■ **Your task**
From the listing below, restate word for word the lines from the line containing "Emit a Python" down through the line containing "plt.rcParams['mathtext.it'] = 'Liberation". Exclude pictures.

■ **Dataset records**
• • • • • • •

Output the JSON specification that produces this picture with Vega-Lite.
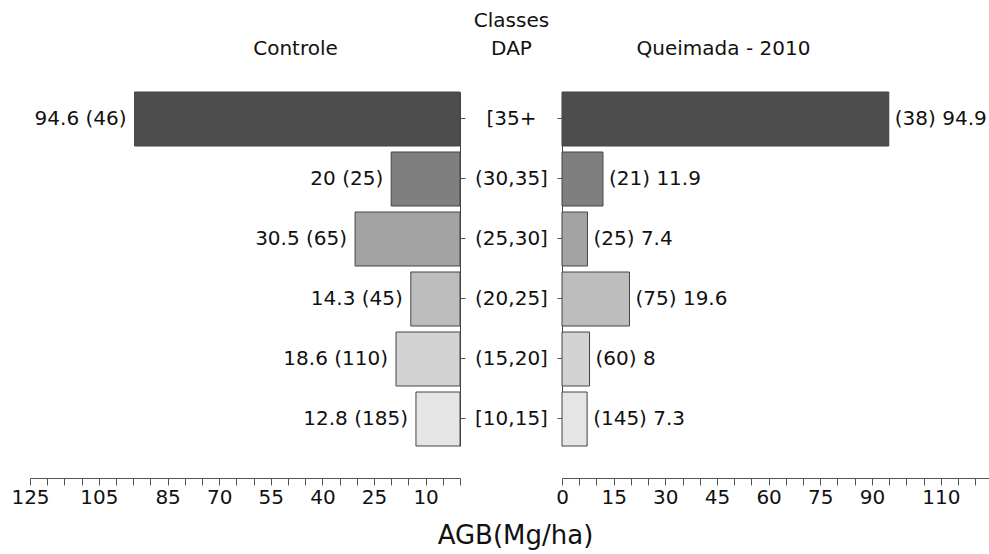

• • • • • • •

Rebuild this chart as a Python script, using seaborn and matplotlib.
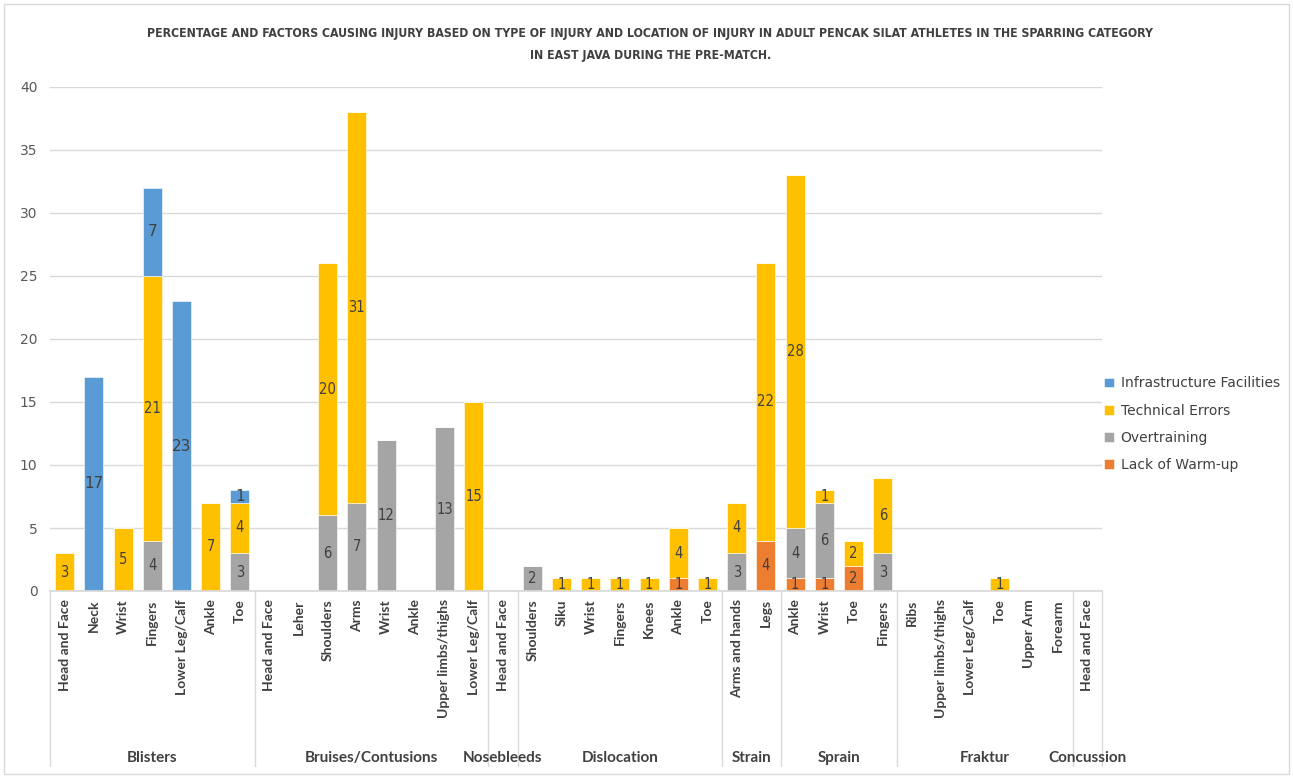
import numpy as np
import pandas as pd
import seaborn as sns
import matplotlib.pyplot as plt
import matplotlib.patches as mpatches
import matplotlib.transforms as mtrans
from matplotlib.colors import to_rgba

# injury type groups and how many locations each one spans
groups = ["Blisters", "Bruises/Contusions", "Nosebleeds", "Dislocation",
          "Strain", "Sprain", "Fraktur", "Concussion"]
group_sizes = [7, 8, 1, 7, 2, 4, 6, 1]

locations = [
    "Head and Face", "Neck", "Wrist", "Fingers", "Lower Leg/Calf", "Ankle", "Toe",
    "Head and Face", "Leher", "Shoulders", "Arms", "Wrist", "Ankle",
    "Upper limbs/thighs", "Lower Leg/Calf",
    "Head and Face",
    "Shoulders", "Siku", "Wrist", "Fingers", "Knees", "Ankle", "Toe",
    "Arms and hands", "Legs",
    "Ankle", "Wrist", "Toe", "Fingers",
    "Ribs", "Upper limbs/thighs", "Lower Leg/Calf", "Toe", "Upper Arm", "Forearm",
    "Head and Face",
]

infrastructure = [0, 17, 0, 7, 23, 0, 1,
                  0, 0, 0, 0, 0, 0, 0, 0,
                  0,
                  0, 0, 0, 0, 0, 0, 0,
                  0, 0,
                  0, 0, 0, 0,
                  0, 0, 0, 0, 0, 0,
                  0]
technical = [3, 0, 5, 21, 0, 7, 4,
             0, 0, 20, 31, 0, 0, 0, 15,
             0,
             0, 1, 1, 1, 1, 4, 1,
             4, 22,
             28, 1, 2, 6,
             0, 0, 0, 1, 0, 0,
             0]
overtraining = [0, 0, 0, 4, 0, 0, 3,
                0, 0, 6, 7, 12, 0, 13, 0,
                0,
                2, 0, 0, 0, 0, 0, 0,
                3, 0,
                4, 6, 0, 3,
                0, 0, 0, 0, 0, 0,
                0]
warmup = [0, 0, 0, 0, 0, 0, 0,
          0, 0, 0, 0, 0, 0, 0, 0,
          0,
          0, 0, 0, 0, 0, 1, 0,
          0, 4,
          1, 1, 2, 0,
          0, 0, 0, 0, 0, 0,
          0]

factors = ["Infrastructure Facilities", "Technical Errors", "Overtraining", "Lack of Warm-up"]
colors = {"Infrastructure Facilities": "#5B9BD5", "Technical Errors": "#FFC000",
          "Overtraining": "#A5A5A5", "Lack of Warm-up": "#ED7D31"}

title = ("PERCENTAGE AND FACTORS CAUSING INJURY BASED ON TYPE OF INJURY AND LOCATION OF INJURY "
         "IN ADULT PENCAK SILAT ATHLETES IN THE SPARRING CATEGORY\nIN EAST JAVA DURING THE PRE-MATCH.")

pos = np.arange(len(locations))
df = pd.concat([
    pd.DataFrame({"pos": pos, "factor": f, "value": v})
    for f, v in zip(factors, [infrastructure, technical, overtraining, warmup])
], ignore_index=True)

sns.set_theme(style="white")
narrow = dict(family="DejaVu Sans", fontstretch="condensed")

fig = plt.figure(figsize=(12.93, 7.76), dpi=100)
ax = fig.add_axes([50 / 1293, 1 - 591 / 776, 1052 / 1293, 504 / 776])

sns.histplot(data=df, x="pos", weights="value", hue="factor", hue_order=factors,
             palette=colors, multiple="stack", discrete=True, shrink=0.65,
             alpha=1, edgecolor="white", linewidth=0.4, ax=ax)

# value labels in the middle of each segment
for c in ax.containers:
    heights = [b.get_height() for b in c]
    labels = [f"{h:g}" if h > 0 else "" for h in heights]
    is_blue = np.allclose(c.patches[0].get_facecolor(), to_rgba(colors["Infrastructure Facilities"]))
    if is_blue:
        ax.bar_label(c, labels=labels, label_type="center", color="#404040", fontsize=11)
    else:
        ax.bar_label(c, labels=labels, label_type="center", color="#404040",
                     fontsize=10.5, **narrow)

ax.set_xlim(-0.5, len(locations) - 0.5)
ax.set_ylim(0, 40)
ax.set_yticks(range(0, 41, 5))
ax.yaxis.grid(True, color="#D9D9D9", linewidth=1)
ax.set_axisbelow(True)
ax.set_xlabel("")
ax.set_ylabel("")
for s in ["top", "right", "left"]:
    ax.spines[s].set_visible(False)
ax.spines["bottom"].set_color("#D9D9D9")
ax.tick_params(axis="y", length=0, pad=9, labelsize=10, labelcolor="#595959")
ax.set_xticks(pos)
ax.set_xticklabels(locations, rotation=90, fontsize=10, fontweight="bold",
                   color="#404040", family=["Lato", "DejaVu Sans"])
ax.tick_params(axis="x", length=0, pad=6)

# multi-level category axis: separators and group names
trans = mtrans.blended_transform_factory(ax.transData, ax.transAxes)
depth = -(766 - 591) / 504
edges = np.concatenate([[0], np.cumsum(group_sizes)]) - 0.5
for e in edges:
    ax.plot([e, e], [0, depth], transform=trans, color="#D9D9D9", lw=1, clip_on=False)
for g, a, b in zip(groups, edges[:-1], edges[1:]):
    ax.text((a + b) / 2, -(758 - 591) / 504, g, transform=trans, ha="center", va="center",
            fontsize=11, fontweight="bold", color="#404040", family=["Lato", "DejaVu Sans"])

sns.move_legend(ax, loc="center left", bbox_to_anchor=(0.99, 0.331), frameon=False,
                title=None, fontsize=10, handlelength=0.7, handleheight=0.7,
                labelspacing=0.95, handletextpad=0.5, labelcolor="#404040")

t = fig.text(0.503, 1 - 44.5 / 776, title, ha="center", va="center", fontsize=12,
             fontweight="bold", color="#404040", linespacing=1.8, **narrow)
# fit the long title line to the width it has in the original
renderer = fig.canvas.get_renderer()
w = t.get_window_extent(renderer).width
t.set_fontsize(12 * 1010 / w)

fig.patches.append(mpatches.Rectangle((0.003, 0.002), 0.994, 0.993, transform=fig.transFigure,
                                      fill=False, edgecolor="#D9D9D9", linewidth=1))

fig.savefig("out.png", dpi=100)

• • • • • • •

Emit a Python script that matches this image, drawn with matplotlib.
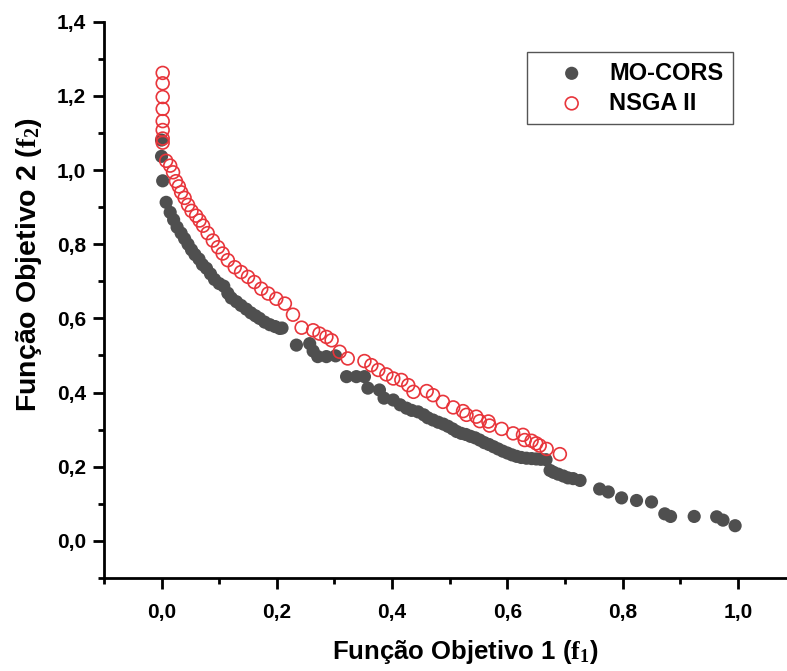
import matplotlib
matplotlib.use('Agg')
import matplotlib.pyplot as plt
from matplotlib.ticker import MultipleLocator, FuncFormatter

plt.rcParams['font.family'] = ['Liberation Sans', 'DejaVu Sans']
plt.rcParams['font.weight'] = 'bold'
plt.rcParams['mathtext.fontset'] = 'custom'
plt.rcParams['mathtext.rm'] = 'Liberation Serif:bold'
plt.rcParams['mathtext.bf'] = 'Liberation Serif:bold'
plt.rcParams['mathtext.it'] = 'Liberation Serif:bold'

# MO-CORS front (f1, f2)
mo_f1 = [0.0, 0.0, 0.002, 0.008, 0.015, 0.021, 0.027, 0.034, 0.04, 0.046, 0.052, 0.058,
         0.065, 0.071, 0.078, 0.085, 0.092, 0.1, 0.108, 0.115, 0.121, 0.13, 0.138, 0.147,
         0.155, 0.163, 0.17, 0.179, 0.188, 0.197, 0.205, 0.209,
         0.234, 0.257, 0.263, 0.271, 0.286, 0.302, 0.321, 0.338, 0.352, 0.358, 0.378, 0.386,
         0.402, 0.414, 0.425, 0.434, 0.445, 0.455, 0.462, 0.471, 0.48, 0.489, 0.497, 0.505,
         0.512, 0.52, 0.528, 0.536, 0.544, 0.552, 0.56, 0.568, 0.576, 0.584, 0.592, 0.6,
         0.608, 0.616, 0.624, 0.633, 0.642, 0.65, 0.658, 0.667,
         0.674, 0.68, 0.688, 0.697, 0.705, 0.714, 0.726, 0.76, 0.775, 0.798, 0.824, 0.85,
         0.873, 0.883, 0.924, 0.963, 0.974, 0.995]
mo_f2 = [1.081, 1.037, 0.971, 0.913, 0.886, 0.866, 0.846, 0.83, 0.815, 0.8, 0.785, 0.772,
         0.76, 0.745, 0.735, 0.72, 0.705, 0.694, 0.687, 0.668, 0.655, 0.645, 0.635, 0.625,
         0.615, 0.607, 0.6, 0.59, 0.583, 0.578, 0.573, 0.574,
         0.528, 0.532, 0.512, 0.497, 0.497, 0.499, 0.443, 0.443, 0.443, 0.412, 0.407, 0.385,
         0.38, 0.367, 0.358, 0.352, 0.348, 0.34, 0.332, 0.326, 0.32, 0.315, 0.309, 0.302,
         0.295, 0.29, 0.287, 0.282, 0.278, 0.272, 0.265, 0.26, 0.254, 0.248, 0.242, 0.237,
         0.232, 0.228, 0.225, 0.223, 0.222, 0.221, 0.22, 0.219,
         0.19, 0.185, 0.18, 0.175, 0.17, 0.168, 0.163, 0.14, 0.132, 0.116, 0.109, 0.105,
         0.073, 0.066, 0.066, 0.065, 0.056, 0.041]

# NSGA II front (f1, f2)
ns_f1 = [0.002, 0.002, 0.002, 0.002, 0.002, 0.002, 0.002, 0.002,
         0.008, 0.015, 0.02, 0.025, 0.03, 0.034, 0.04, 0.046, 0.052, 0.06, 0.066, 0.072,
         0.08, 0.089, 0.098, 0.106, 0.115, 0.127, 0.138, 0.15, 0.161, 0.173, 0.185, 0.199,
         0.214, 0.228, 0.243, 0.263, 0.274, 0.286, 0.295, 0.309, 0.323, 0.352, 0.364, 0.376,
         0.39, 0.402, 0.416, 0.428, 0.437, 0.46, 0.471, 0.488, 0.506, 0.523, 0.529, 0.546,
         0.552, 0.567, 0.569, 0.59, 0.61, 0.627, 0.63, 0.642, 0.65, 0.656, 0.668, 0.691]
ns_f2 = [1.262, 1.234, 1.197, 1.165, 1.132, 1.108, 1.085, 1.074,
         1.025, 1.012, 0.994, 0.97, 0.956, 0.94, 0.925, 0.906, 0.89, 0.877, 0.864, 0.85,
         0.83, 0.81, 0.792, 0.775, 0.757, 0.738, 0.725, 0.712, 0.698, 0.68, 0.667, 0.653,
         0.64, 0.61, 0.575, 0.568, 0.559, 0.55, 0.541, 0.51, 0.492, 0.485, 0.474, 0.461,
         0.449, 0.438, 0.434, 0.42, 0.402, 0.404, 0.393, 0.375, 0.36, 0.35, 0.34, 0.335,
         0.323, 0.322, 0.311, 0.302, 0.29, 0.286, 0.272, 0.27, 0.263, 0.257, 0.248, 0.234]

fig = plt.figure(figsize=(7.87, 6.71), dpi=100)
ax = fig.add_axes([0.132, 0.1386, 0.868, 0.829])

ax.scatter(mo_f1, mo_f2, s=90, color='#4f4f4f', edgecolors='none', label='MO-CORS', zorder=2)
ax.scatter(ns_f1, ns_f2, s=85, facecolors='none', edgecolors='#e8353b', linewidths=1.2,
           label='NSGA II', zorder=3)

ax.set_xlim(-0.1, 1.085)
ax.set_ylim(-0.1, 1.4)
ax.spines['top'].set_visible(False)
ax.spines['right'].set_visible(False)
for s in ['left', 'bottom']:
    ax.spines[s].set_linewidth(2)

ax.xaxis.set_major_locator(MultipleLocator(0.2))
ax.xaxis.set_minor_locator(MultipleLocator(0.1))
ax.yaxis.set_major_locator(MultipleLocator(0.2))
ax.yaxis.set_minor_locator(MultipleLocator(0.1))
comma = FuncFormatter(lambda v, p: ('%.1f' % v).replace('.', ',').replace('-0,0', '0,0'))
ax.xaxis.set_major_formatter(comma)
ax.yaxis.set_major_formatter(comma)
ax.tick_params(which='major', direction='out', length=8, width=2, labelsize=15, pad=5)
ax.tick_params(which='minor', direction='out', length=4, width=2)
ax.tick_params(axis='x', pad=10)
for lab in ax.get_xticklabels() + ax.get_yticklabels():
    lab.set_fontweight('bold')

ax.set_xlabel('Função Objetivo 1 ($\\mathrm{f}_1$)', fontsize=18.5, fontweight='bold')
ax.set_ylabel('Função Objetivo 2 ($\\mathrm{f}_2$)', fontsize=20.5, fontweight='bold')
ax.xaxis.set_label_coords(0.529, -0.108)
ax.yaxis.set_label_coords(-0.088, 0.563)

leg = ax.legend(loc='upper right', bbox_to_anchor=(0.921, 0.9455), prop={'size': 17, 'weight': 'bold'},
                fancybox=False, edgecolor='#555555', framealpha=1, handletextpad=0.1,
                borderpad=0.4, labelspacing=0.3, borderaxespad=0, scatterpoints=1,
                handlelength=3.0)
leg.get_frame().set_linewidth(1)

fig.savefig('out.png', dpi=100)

• • • • • • •

■ **Final answer**
Emit a Python script that matches this image, drawn with matplotlib.
import matplotlib
matplotlib.use('Agg')
import matplotlib.pyplot as plt
from matplotlib.ticker import MultipleLocator, FuncFormatter

plt.rcParams['font.family'] = ['Liberation Sans', 'DejaVu Sans']
plt.rcParams['font.weight'] = 'bold'
plt.rcParams['mathtext.fontset'] = 'custom'
plt.rcParams['mathtext.rm'] = 'Liberation Serif:bold'
plt.rcParams['mathtext.bf'] = 'Liberation Serif:bold'
plt.rcParams['mathtext.it'] = 'Liberation Serif:bold'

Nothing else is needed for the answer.